Dr. Laxminarayan mengatakan populasi besar yang tidak divaksinasi dan sirkulasi virus yang terus-menerus berarti masih akan ada gejolak besar dan kecil.
“Itu tidak akan kemana-mana; itu akan menjadi penyakit endemik yang akan tetap bersama kita,” katanya.
“Masalahnya adalah dapatkah kita mempertahankannya pada intensitas tingkat rendah, daripada intensitas tinggi, dengan vaksinasi dan tindakan lainnya?”
Memvaksinasi populasi lebih dari 1 miliar akan selalu menjadi tugas yang menakutkan.
Keunggulan India sebagai produsen vaksin terbesar di dunia terbuang sia-sia karena salah urus. Setelah gelombang pertama, pihak berwenang bertindak seolah-olah India telah berhasil mengalahkan virus untuk selamanya, lalu mengirim vaksin ke luar negeri sebagai bagian dari “diplomasi vaksin.”
Misinformasi dan keraguan vaksin
Sekarang, keraguan terhadap vaksin begitu meluas sehingga Perdana Menteri Narendra Modi harus turun tangan mengatasinya. Dalam sebuah dialog pekan lalu, Modi mengatakan kepada seorang warga desa bahwa dia telah divaksinasi penuh, termasuk juga ibunya yang berusia hampir 100 tahun.
Misinformasi, terutama yang menyebar melalui grup WhatsApp, membuat beberapa orang percaya bahwa vaksin memiliki efek samping seperti kemandulan atau mengandung magnet. Tokoh-tokoh oposisi memperkuat kekhawatiran warga.
Tiga desa di Uttar Pradesh itu merefleksikan masalah ini. Seorang pejabat kesehatan mengatakan tim telah mendirikan klinik vaksinasi di seluruh desa dengan kapasitas harian 100 hingga 200 dosis. Tapi setiap hari, persediaan vaksin hampir tidak tersentuh.
Di desa Dautai, dokter di klinik setempat, Ahmad Arsalan, mendatangi rumah demi rumah bersama sesepuh setempat untuk menjawab pertanyaan warga.
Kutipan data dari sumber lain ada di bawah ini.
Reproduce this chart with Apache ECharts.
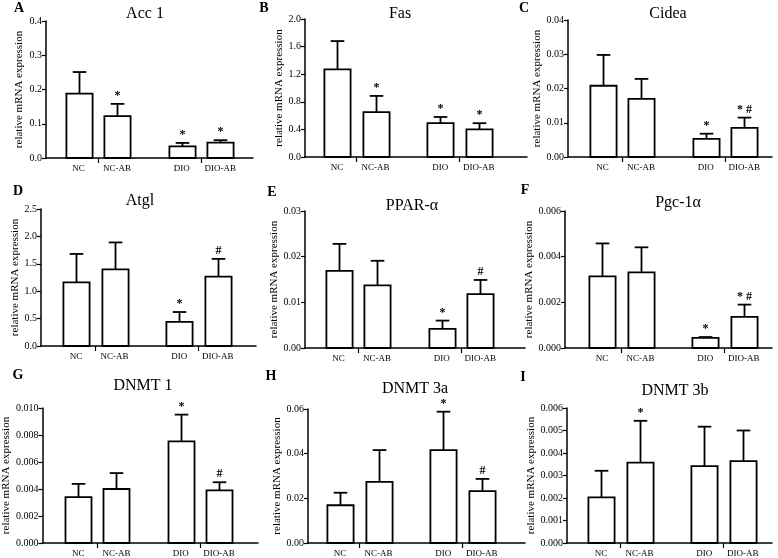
<!DOCTYPE html>
<html>
<head>
<meta charset="utf-8">
<script src="https://cdn.jsdelivr.net/npm/echarts@6/dist/echarts.min.js"></script>
<style>
  html, body { margin: 0; padding: 0; background: #fff; }
  #main { width: 778px; height: 558px; }
</style>
</head>
<body>
<div id="main"></div>
<script>
// groups on the x axis
var groups = ['NC', 'NC-AB', 'DIO', 'DIO-AB'];
var genes = ['Acc 1', 'Fas', 'Cidea', 'Atgl', 'PPAR-α', 'Pgc-1α', 'DNMT 1', 'DNMT 3a', 'DNMT 3b'];
var letters = ['A', 'B', 'C', 'D', 'E', 'F', 'G', 'H', 'I'];

// mean values and upper error (SD)
var acc1Mean = [0.188, 0.122, 0.034, 0.045];
var acc1Sd   = [0.063, 0.036, 0.010, 0.007];
var fasMean  = [1.27, 0.65, 0.49, 0.40];
var fasSd    = [0.41, 0.235, 0.09, 0.09];
var cideaMean = [0.0208, 0.0170, 0.0053, 0.0085];
var cideaSd   = [0.0090, 0.0058, 0.0015, 0.0030];
var atglMean = [1.16, 1.40, 0.44, 1.265];
var atglSd   = [0.52, 0.49, 0.18, 0.325];
var pparMean = [0.0169, 0.0137, 0.0042, 0.0118];
var pparSd   = [0.0059, 0.0054, 0.0018, 0.0031];
var pgcMean  = [0.00314, 0.00331, 0.00044, 0.00136];
var pgcSd    = [0.00144, 0.00110, 0.00004, 0.00054];
var dnmt1Mean = [0.0034, 0.0040, 0.00753, 0.0039];
var dnmt1Sd   = [0.00098, 0.00118, 0.00198, 0.0006];
var dnmt3aMean = [0.0169, 0.0274, 0.0416, 0.0232];
var dnmt3aSd   = [0.0056, 0.0142, 0.0172, 0.0055];
var dnmt3bMean = [0.00203, 0.00357, 0.00342, 0.00364];
var dnmt3bSd   = [0.00118, 0.00186, 0.00175, 0.00136];

// significance marks
var acc1Sig   = ['', '*', '*', '*'];
var fasSig    = ['', '*', '*', '*'];
var cideaSig  = ['', '', '*', '*#'];
var atglSig   = ['', '', '*', '#'];
var pparSig   = ['', '', '*', '#'];
var pgcSig    = ['', '', '*', '*#'];
var dnmt1Sig  = ['', '', '*', '#'];
var dnmt3aSig = ['', '', '*', '#'];
var dnmt3bSig = ['', '*', '', ''];

// y axis ticks
var yMax  = [0.4, 2.0, 0.04, 2.5, 0.03, 0.006, 0.010, 0.06, 0.006];
var yStep = [0.1, 0.4, 0.01, 0.5, 0.01, 0.002, 0.002, 0.02, 0.001];
var yDec  = [1, 1, 2, 1, 2, 3, 3, 2, 3];

var allMean = [acc1Mean, fasMean, cideaMean, atglMean, pparMean, pgcMean, dnmt1Mean, dnmt3aMean, dnmt3bMean];
var allSd = [acc1Sd, fasSd, cideaSd, atglSd, pparSd, pgcSd, dnmt1Sd, dnmt3aSd, dnmt3bSd];
var allSig = [acc1Sig, fasSig, cideaSig, atglSig, pparSig, pgcSig, dnmt1Sig, dnmt3aSig, dnmt3bSig];

/*** layout (pixels) ***/
var FONT = 'Liberation Serif, Times New Roman, serif';
var UNIT = 38.5;               // px per x unit
var xPos = [1, 2, 3.68, 4.68]; // bar positions on x
var barW = 0.68;
// [axisLeft, axisEnd, top, bottom, offsetToFirstBar, yNameX]
var panels = [
  [46, 253, 21, 158, 32.5, 19],
  [305, 527, 19, 157, 32, 285],
  [568, 772, 20, 157, 34.5, 548],
  [41, 256, 209, 346, 35, 17],
  [305, 525, 211, 348, 33.5, 280],
  [565, 772, 211, 348, 37, 542],
  [41, 258, 408, 544, 36, 18],
  [308, 525, 409, 545, 32, 277],
  [567, 772, 408, 543, 34, 539]
];
var titlePos = [[145, 15], [400, 15], [668, 15], [140, 202], [412, 207], [678, 204], [143, 387], [415, 390], [675, 392]];
var letterPos = [[19, 8], [264, 8], [524, 8], [18, 191], [272, 192], [525, 190], [18, 375], [271, 376], [523, 377]];

var grid = [], xAxis = [], yAxis = [], series = [], title = [];

panels.forEach(function (p, k) {
  var xmin = 1 - p[4] / UNIT;
  var xmax = xmin + (p[1] - p[0]) / UNIT;
  grid.push({ left: p[0], top: p[2], width: p[1] - p[0], height: p[3] - p[2], containLabel: false });
  xAxis.push({
    type: 'value', gridIndex: k, min: xmin, max: xmax,
    splitLine: { show: false },
    axisLine: { show: true, onZero: false, lineStyle: { color: '#000', width: 1.5 } },
    axisTick: { show: true, length: 5, customValues: [(xPos[0] + xPos[1]) / 2, (xPos[2] + xPos[3]) / 2], lineStyle: { color: '#000', width: 1.2 } },
    axisLabel: {
      show: true, customValues: xPos, margin: 6,
      fontFamily: FONT, fontSize: 9, color: '#000',
      formatter: function (v) {
        for (var i = 0; i < xPos.length; i++) {
          if (Math.abs(xPos[i] - v) < 1e-6) return groups[i];
        }
        return '';
      }
    }
  });
  yAxis.push({
    type: 'value', gridIndex: k, min: 0, max: yMax[k], interval: yStep[k],
    name: 'relative mRNA expression', nameLocation: 'middle', nameGap: p[0] - p[5] - 6,
    nameTextStyle: { fontFamily: FONT, fontSize: 11, color: '#000' },
    splitLine: { show: false },
    axisLine: { show: true, lineStyle: { color: '#000', width: 1.5 } },
    axisTick: { show: true, length: 4, lineStyle: { color: '#000', width: 1.2 } },
    axisLabel: {
      fontFamily: FONT, fontSize: 10, color: '#000', margin: 4,
      formatter: function (v) { return v.toFixed(yDec[k]); }
    }
  });

  var mean = allMean[k], sd = allSd[k], sig = allSig[k];
  var data = groups.map(function (g, i) { return [xPos[i], mean[i], mean[i] + sd[i]]; });
  series.push({
    type: 'custom', xAxisIndex: k, yAxisIndex: k, clip: false,
    encode: { x: 0, y: [1, 2] },
    data: data,
    renderItem: function (params, api) {
      var x = api.value(0), m = api.value(1), t = api.value(2);
      var base = api.coord([x, 0]);
      var top = api.coord([x, m]);
      var et = api.coord([x, t]);
      var w = api.size([barW, 0])[0];
      var capW = w * 0.52;
      var cx = Math.round(base[0]) + 0.5;
      var children = [
        { type: 'rect', shape: { x: cx - w / 2, y: top[1], width: w, height: base[1] - top[1] },
          style: { fill: '#fff', stroke: '#000', lineWidth: 1.8 } },
        { type: 'line', shape: { x1: cx, y1: top[1], x2: cx, y2: et[1] },
          style: { stroke: '#000', lineWidth: 1.8 } },
        { type: 'line', shape: { x1: cx - capW / 2, y1: et[1], x2: cx + capW / 2, y2: et[1] },
          style: { stroke: '#000', lineWidth: 1.8 } }
      ];
      var s = sig[params.dataIndex];
      if (s) {
        children.push({ type: 'text', x: cx, y: et[1] - 2,
          style: { text: s.split('').join(' '), fontFamily: FONT, fontSize: 12, fontWeight: 'bold',
                   fill: '#000', align: 'center', verticalAlign: 'bottom' } });
      }
      return { type: 'group', children: children };
    }
  });

  title.push({
    text: genes[k], left: titlePos[k][0], top: titlePos[k][1] - 9, textAlign: 'center', padding: 0,
    textStyle: { fontFamily: FONT, fontSize: 16, fontWeight: 'normal', color: '#000' }
  });
  title.push({
    text: letters[k], left: letterPos[k][0], top: letterPos[k][1] - 7, textAlign: 'center', padding: 0,
    textStyle: { fontFamily: FONT, fontSize: 14, fontWeight: 'bold', color: '#000' }
  });
});

var myChart = echarts.init(document.getElementById('main'), null, { renderer: 'canvas' });
var option = {
  backgroundColor: '#fff',
  animation: false,
  title: title,
  grid: grid,
  xAxis: xAxis,
  yAxis: yAxis,
  series: series
};
myChart.setOption(option);
</script>
</body>
</html>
Ishrat Ali, kepala sekolah setempat, mengatakan salah satu temannya membaca siapa pun yang divaksinasi akan mati dalam waktu dua tahun.
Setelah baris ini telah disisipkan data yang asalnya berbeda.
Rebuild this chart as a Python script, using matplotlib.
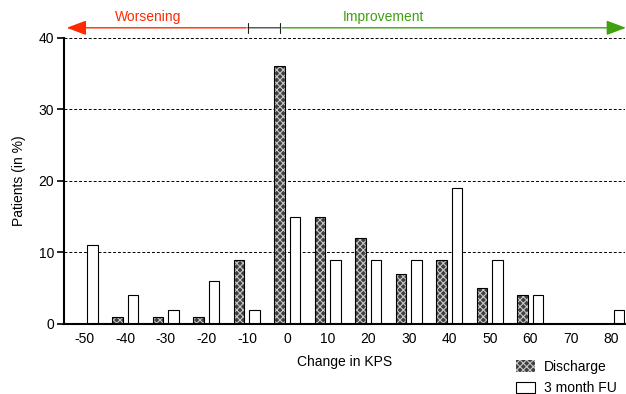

Rajveer Singh Tyagi, seorang pemimpin desa di Khilwai, mengatakan sulitnya membujuk orang agar mau divaksinasi.
“Kami sudah membuka kamp vaksinasi, setidaknya empat kali, tapi tetap saja tidak ada yang datang,” kata Tyagi.
“Mereka mengatakan corona tidak mempengaruhi salah satu dari mereka, jadi mengapa mereka harus divaksinasi?”
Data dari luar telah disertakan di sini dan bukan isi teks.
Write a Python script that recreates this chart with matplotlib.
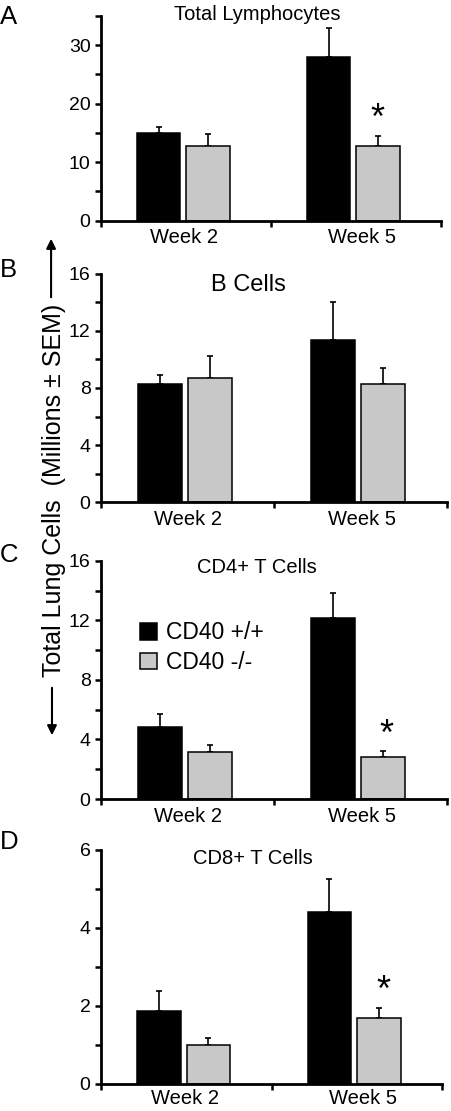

Fasilitas kesehatan terbatas
Dengan tidak adanya vaksinasi menyeluruh, Uttar Pradesh, seperti negara bagian lain di India, hanya bisa berharap gelombang infeksi ketiga tidak terulang seperti yang kedua.
Negara bagian ini dikuasai anak didik Modi, Yogi Adityanath. Para kritikus menudingnya meremehkan kehancuran akibat pandemi, bahkan ketika pejabat rumah sakit berteriak meminta oksigen dan mayat-mayat muncul di Sungai Gangga.
Jumlah mayat yang dimakamkan di pemakaman di pinggiran sungai Gangga dekat Garh Mukteshwar, yang mencakup tiga desa yang berdekatan itu, meningkat delapan kali lipat dari akhir April hingga awal Mei, mencapai 160 per hari.
Khilwai, desa yang bernasib baik, terselamatkan sebagian karena kebetulan. Orang kedua yang meninggal adalah kerabat kepala desa. Pengaruhnya digunakan untuk menekan pemerintah kabupaten untuk mendirikan kamp tes Covid, satu di rumahnya dan yang lainnya di kuil.
Sementara para tokoh masyarakat setempat menghitung lebih dari 30 kematian di masing-masing dua desa lainnya, tim yang dikirim dinas kesehatan kabupaten untuk “mensurvei” klaim tersebut akan secara resmi mendaftarkan kematian akibat Covid-19 hanya jika ada sertifikat tes positif. Sebuah kolom yang mencantumkan penyebab kematian lainnya berbunyi: “Demam tidak diketahui. Asma. Infeksi dada.”
“Semua sesepuh sudah tiada,” kata Ram Nath, warga salah satu desa Janupura.
“Tapi tidak ada tes. Bagaimana kita tahu itu corona?”
Fasilitas kesehatan di ketiga desa sebagian besar serupa. Di Khilwai, klinik pemerintah hanya diisi satu perawat di ruangan panas terik yang tidak memiliki listrik selama hampir satu dekade. Di Janupura, praktik pribadi Dr. Rajendra Prasad adalah harapan terakhir.